Kata Kurniawan Gunadi, cara terbaik menjaga perempuan adalah dengan tidak menyebut namanya sembarangan. Kalau boleh ditambahkan, tidak mengganggunya dengan cara norak seperti yang disebutkan tadi. Seseorang tidak perlu memaksakan diri menjadi teman orang lain. Tidak perlu memaksa masuk dalam hidup orang lain. Tidakkah mereka berpikir bahwa tindakan semacam itu mengganggu ketenangan yang bersangkutan? Tidak ada yang suka wilayah privasinya diusik orang asing. Di era teknologi ini, ketika orang begitu mudah menyatakan perasaan mereka, diam memang adalah pilihan yang berat. Ketika seseorang dibutakan perasaan (sesaatnya), mereka menjadi terburu-buru dalam segala hal. Yang pada akhirnya melanggar batas.

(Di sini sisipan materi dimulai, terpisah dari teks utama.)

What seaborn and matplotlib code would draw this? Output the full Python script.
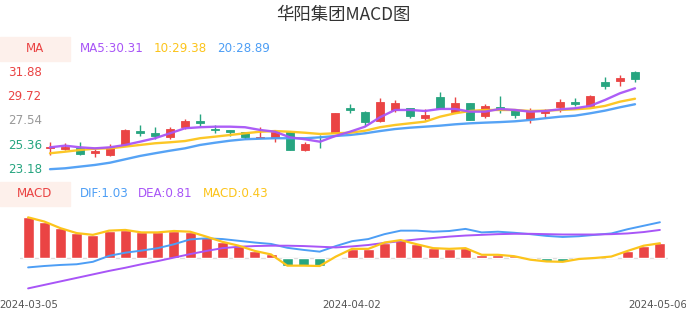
import numpy as np
import pandas as pd
import matplotlib
matplotlib.use("Agg")
import matplotlib.pyplot as plt
from matplotlib.patches import Rectangle
from matplotlib.transforms import ScaledTranslation
import seaborn as sns

dates = ["2024-03-05", "2024-03-06", "2024-03-07", "2024-03-08", "2024-03-11", "2024-03-12",
         "2024-03-13", "2024-03-14", "2024-03-15", "2024-03-18", "2024-03-19", "2024-03-20",
         "2024-03-21", "2024-03-22", "2024-03-25", "2024-03-26", "2024-03-27", "2024-03-28",
         "2024-03-29", "2024-04-01", "2024-04-02", "2024-04-03", "2024-04-08", "2024-04-09",
         "2024-04-10", "2024-04-11", "2024-04-12", "2024-04-15", "2024-04-16", "2024-04-17",
         "2024-04-18", "2024-04-19", "2024-04-22", "2024-04-23", "2024-04-24", "2024-04-25",
         "2024-04-26", "2024-04-29", "2024-04-30", "2024-05-06"]

open_ = [24.95, 24.92, 24.96, 24.52, 24.39, 25.27, 26.53, 26.35, 25.94, 26.84,
         27.43, 26.71, 26.57, 26.40, 25.84, 25.86, 26.44, 24.81, 26.00, 26.36,
         28.58, 28.23, 27.42, 28.38, 28.53, 27.64, 29.51, 28.23, 28.97, 27.87,
         28.64, 28.38, 27.55, 28.08, 28.62, 29.12, 28.74, 30.84, 30.96, 31.79]
close = [25.05, 25.05, 24.46, 24.75, 25.11, 26.60, 26.35, 26.06, 26.66, 27.43,
         27.25, 26.60, 26.45, 25.97, 25.97, 26.39, 24.81, 25.32, 25.93, 28.08,
         28.35, 27.34, 29.06, 28.97, 27.87, 27.93, 28.53, 28.97, 27.49, 28.76,
         28.38, 27.93, 28.23, 28.32, 29.12, 28.89, 29.63, 30.52, 31.26, 31.14]
high = [25.55, 25.40, 25.55, 24.88, 25.35, 26.70, 27.04, 26.84, 26.84, 27.60,
        28.02, 27.04, 26.62, 26.40, 26.90, 26.60, 26.50, 25.55, 26.15, 28.10,
        28.89, 28.29, 29.42, 29.27, 28.58, 28.47, 29.95, 29.56, 28.97, 28.89,
        29.63, 28.38, 28.53, 28.44, 29.33, 29.42, 29.72, 31.29, 31.50, 31.88]
low = [24.37, 24.81, 24.37, 24.16, 24.28, 25.20, 26.06, 25.77, 25.77, 26.71,
       26.95, 26.30, 26.04, 25.80, 25.84, 25.55, 24.80, 24.72, 25.02, 26.30,
       28.08, 26.98, 27.34, 28.17, 27.64, 27.49, 28.47, 28.08, 27.45, 27.64,
       28.08, 27.64, 27.20, 27.64, 28.23, 28.74, 28.68, 30.22, 30.52, 30.90]

ma5 = [25.05, 25.20, 25.05, 24.96, 25.05, 25.26, 25.55, 25.86, 26.30, 26.75,
       26.84, 26.89, 26.89, 26.84, 26.60, 26.44, 25.94, 25.77, 25.55, 26.05,
       26.44, 26.89, 27.73, 28.38, 28.38, 28.29, 28.47, 28.47, 28.23, 28.23,
       28.47, 28.38, 28.23, 28.29, 28.44, 28.53, 28.74, 29.27, 29.87, 30.31]
ma10 = [24.52, 24.66, 24.81, 24.93, 24.96, 25.11, 25.26, 25.41, 25.50, 25.61,
        25.86, 26.00, 26.15, 26.30, 26.44, 26.50, 26.44, 26.35, 26.24, 26.30,
        26.35, 26.53, 26.84, 27.04, 27.19, 27.34, 27.78, 28.08, 28.29, 28.38,
        28.38, 28.38, 28.29, 28.32, 28.38, 28.44, 28.53, 28.74, 29.12, 29.38]
ma20 = [23.10, 23.18, 23.33, 23.48, 23.68, 23.98, 24.28, 24.52, 24.75, 24.96,
        25.26, 25.46, 25.64, 25.77, 25.82, 25.86, 25.86, 25.86, 25.94, 26.06,
        26.15, 26.30, 26.50, 26.68, 26.80, 26.89, 26.98, 27.10, 27.19, 27.25,
        27.30, 27.37, 27.49, 27.64, 27.78, 27.87, 28.08, 28.32, 28.62, 28.89]

dif = [-0.26, -0.22, -0.19, -0.17, -0.10, 0.07, 0.16, 0.22, 0.29, 0.40,
       0.54, 0.57, 0.55, 0.50, 0.45, 0.41, 0.30, 0.24, 0.19, 0.35,
       0.49, 0.55, 0.69, 0.79, 0.79, 0.76, 0.78, 0.84, 0.74, 0.76,
       0.73, 0.69, 0.64, 0.61, 0.63, 0.67, 0.71, 0.83, 0.93, 1.03]
dea = [-0.86, -0.76, -0.66, -0.56, -0.46, -0.36, -0.27, -0.17, -0.08, 0.02,
       0.12, 0.21, 0.29, 0.33, 0.35, 0.36, 0.36, 0.35, 0.33, 0.31,
       0.34, 0.38, 0.44, 0.49, 0.54, 0.58, 0.62, 0.65, 0.67, 0.69,
       0.70, 0.70, 0.69, 0.68, 0.68, 0.68, 0.69, 0.71, 0.75, 0.81]
macd = [1.17, 1.05, 0.86, 0.72, 0.67, 0.79, 0.81, 0.74, 0.74, 0.78,
        0.76, 0.62, 0.47, 0.36, 0.21, 0.11, -0.21, -0.21, -0.22, 0.05,
        0.27, 0.27, 0.45, 0.52, 0.40, 0.29, 0.27, 0.29, 0.10, 0.10,
        0.06, -0.04, -0.09, -0.10, -0.02, 0.01, 0.05, 0.21, 0.36, 0.43]

price_ticks = [23.18, 25.36, 27.54, 29.72, 31.88]
label_dates = ["2024-03-05", "2024-04-02", "2024-05-06"]

RED = "#ea4444"
GREEN = "#27a580"
PURPLE = "#a855f7"
YELLOW = "#fcc41b"
BLUE = "#4d9ef5"

sns.set_style("white")
plt.rcParams["font.family"] = ["DejaVu Sans"]

W, H = 686, 320
fig = plt.figure(figsize=(W / 100, H / 100), dpi=100)


def rect(l, t, r, b):
    return [l / W, 1 - b / H, (r - l) / W, (b - t) / H]


df = pd.DataFrame({"date": dates, "open": open_, "close": close, "high": high, "low": low,
                   "ma5": ma5, "ma10": ma10, "ma20": ma20,
                   "dif": dif, "dea": dea, "macd": macd})
df["i"] = np.arange(len(df))
df["up"] = df["close"] >= df["open"]

# ---------------- price panel ----------------
ax1 = fig.add_axes(rect(42.5, 60, 642.5, 176))
scale = (168.3 - 70.7) / (31.88 - 23.18)
ax1.set_xlim(-0.5, len(df) - 0.5)
ax1.set_ylim(23.18 - (176 - 168.3) / scale, 31.88 + (70.7 - 60) / scale)

cols = [RED if u else GREEN for u in df["up"]]
ax1.vlines(df["i"], df["low"], df["high"], colors=cols, lw=1.0, zorder=2)
body_bottom = np.minimum(df["open"], df["close"])
body_h = np.abs(df["close"] - df["open"])
ax1.bar(df["i"], body_h, bottom=body_bottom, width=0.56, color=cols,
        edgecolor=cols, linewidth=0.6, zorder=3)

for col, c in [("ma20", BLUE), ("ma10", YELLOW), ("ma5", PURPLE)]:
    sns.lineplot(data=df, x="i", y=col, color=c, lw=1.7, ax=ax1, zorder=4, alpha=0.95)

ax1.set_yticks(price_ticks)
ax1.set_yticklabels([f"{v:.2f}" for v in price_ticks])
tick_cols = [GREEN, GREEN, "#999999", RED, RED]
for lab, c in zip(ax1.get_yticklabels(), tick_cols):
    lab.set_color(c)
ax1.tick_params(axis="y", length=0, pad=0.5, labelsize=8.6)
ax1.set_xticks([])
ax1.set_xlabel("")
ax1.set_ylabel("")
for s in ax1.spines.values():
    s.set_visible(False)
ax1.patch.set_alpha(0)

# ---------------- MACD panel ----------------
ax2 = fig.add_axes(rect(20, 210, 668, 292))
df["sign"] = np.where(df["macd"] >= 0, "pos", "neg")
sns.barplot(data=df, x="i", y="macd", hue="sign", palette={"pos": RED, "neg": GREEN},
            dodge=False, width=0.68, saturation=1, errorbar=None, legend=False,
            ax=ax2, zorder=2)
ax2.axhline(0, color="#dddddd", lw=1, zorder=1)
sns.lineplot(data=df, x="i", y="dif", color=BLUE, lw=1.4, ax=ax2, zorder=4)
sns.lineplot(data=df, x="i", y="dea", color=PURPLE, lw=1.4, ax=ax2, zorder=4)
sns.lineplot(data=df, x="i", y="macd", color=YELLOW, lw=1.6, ax=ax2, zorder=5)
ax2.set_xlim(-0.5, len(df) - 0.5)
ax2.set_ylim(-(292 - 258.3) / 35, (258.3 - 210) / 35)
tick_idx = [dates.index(d) for d in label_dates]
ax2.set_xticks(tick_idx)
ax2.set_xticklabels(label_dates)
ax2.tick_params(axis="x", length=0, pad=6, labelsize=7.4, labelcolor="#555555")
xlabs = ax2.get_xticklabels()
xlabs[0].set_horizontalalignment("left")
xlabs[0].set_transform(xlabs[0].get_transform() + ScaledTranslation(-28.5 / 100, 0, fig.dpi_scale_trans))
xlabs[-1].set_horizontalalignment("right")
xlabs[-1].set_transform(xlabs[-1].get_transform() + ScaledTranslation(27.5 / 100, 0, fig.dpi_scale_trans))
ax2.set_yticks([])
ax2.set_xlabel("")
ax2.set_ylabel("")
for s in ax2.spines.values():
    s.set_visible(False)
ax2.patch.set_alpha(0)

# ---------------- titles and legends ----------------
fig.text(343 / W, 1 - 14.7 / H, "华阳集团MACD图", ha="center", va="center",
         fontsize=12.5, color="#333333", family=["Noto Sans CJK SC", "DejaVu Sans"])

for top, name in [(36.7, "MA"), (181.7, "MACD")]:
    fig.patches.append(Rectangle((0, 1 - (top + 24) / H), 70 / W, 24 / H,
                                 transform=fig.transFigure, color="#fdf0eb", zorder=0))
    fig.text(35 / W, 1 - (top + 12) / H, name, ha="center", va="center",
             fontsize=8.6, color=RED)

legend1 = [(80, f"MA5:{ma5[-1]:.2f}", PURPLE), (154, f"10:{ma10[-1]:.2f}", YELLOW),
           (216.7, f"20:{ma20[-1]:.2f}", BLUE)]
for x, t, c in legend1:
    fig.text(x / W, 1 - 48.7 / H, t, ha="left", va="center", fontsize=8.6, color=c)

legend2 = [(80, f"DIF:{dif[-1]:.2f}", BLUE), (138, f"DEA:{dea[-1]:.2f}", PURPLE),
           (203, f"MACD:{macd[-1]:.2f}", YELLOW)]
for x, t, c in legend2:
    fig.text(x / W, 1 - 193.7 / H, t, ha="left", va="center", fontsize=8.6, color=c)

fig.savefig("out.png", dpi=100)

Perasaan itu selalu berubah. Hari ini suka, besok tidak lagi. Hari ini kecewa, besok mungkin bahagia lagi. Hari ini sedih, besok mungkin ceria lagi. Karenanya tidak semua perasaan harus dikatakan, tidak semua perasaan harus ditindaklanjuti. Dan tidak semua perasaan mendapat balasan yang sama. Maka beruntunglah mereka yang tetap dalam diamnya. Beruntunglah mereka yang paham bahwa ada hal-hal yang lebih baik disimpan untuk diri sendiri. Mungkin akan terasa menyakitkan, atau paling tidak menyesakkan. Tapi itu jauh lebih baik. Kita ini dibekali hati, suatu tempat yang dapat menampung segalanya. Suatu tempat yang orang lain tak bisa ukur kedalamannya. Atau rahasia apa saja yang ada di sana. Sebuah gudang penyimpanan, tempat kita memilah mana yang layak diperlihatkan dan mana yang sebaiknya tetap disimpan. Sebab nanti yang akan kita sesali bukan hanya apa yang tidak kita lakukan, tapi apa yang terburu-buru kita lakukan.